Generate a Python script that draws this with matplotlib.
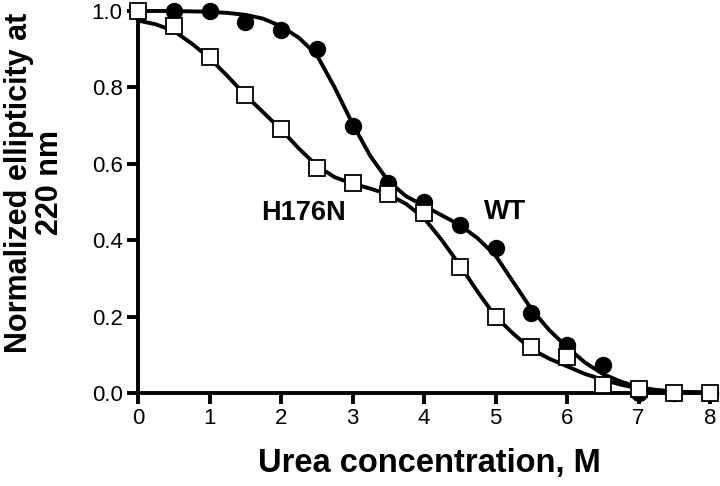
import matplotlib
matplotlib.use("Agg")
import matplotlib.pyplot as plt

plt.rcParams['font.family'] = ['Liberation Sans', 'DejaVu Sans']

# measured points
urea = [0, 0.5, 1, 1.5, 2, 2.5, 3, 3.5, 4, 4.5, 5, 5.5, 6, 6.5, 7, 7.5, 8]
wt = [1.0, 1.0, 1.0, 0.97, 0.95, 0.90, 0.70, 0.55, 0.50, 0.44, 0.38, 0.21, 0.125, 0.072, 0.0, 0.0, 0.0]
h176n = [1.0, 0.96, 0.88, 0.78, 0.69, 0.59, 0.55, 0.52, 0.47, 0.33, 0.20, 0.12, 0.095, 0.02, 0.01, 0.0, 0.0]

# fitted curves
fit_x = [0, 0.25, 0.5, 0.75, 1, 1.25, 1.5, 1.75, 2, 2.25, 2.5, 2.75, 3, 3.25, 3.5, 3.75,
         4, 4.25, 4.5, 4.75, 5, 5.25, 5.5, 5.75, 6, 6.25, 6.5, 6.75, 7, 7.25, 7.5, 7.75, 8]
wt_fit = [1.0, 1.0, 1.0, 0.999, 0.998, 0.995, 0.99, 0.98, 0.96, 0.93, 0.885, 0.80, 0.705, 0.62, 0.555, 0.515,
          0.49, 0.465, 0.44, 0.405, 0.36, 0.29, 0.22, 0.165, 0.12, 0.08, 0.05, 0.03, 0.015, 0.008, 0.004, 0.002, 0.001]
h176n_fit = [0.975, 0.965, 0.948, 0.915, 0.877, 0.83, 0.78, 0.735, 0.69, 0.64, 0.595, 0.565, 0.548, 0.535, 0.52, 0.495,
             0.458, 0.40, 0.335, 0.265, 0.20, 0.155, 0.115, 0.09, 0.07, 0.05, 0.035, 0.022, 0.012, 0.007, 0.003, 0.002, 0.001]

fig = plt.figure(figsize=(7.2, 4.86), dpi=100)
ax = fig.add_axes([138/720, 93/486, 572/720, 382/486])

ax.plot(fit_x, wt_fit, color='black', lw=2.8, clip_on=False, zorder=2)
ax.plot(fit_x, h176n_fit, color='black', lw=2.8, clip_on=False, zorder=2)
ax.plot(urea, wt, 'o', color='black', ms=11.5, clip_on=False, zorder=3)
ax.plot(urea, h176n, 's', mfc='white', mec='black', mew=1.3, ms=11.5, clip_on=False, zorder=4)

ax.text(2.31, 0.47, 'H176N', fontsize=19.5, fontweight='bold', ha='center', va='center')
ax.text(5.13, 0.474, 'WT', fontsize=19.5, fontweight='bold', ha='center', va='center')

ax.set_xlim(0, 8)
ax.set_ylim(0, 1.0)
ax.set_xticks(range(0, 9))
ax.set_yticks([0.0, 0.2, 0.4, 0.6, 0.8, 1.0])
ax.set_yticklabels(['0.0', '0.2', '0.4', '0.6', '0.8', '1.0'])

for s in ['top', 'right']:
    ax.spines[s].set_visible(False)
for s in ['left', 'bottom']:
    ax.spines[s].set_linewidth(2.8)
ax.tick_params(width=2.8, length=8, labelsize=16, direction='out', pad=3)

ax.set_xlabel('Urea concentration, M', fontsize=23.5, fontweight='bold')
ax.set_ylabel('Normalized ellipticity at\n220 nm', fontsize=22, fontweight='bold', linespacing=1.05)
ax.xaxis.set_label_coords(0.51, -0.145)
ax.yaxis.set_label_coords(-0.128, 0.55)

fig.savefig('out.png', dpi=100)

* * *

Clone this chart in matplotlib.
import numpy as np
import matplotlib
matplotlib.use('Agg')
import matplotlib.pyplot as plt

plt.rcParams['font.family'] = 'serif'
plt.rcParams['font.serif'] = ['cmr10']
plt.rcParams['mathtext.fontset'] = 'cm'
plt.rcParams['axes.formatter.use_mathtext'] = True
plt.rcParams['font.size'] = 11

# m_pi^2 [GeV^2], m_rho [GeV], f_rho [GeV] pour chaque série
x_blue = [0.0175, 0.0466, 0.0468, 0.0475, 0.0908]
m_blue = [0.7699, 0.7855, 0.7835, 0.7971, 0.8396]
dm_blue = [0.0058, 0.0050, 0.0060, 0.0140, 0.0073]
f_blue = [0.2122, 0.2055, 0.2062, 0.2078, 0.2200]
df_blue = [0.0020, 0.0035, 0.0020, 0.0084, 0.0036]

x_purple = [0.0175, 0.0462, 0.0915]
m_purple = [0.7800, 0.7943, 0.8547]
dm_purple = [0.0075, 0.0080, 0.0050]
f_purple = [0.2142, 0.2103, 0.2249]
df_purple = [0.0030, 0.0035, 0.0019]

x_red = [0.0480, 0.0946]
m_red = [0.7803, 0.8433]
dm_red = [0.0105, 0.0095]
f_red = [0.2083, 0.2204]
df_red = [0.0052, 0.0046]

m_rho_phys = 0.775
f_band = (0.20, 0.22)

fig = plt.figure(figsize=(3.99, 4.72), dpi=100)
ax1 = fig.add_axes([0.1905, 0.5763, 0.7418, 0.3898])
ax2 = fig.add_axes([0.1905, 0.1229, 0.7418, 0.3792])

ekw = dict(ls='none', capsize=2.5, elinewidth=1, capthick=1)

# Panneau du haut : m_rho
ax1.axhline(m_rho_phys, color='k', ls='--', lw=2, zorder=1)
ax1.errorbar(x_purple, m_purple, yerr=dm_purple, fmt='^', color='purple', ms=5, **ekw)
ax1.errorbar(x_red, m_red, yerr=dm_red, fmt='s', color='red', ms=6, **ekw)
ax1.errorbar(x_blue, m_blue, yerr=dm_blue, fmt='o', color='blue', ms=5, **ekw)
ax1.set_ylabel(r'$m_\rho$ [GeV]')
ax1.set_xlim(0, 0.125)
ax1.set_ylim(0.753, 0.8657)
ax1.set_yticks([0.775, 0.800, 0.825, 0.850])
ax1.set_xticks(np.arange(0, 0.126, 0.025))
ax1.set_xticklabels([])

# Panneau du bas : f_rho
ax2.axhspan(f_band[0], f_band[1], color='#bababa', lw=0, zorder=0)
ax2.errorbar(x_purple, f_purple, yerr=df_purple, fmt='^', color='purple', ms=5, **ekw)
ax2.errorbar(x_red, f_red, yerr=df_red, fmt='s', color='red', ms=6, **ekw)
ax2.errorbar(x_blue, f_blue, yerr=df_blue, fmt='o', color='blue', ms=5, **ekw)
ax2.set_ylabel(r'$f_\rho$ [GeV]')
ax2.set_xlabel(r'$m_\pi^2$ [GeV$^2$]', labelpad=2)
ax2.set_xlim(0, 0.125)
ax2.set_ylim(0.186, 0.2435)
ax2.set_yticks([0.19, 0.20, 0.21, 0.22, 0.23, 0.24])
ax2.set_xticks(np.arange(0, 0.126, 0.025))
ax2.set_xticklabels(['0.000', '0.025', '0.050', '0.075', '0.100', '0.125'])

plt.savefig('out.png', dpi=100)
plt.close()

• **Work instructions**:
Identify and list each line with the word "this".

• **Output of the task**:
Generate a Python script that draws this with matplotlib.
Clone this chart in matplotlib.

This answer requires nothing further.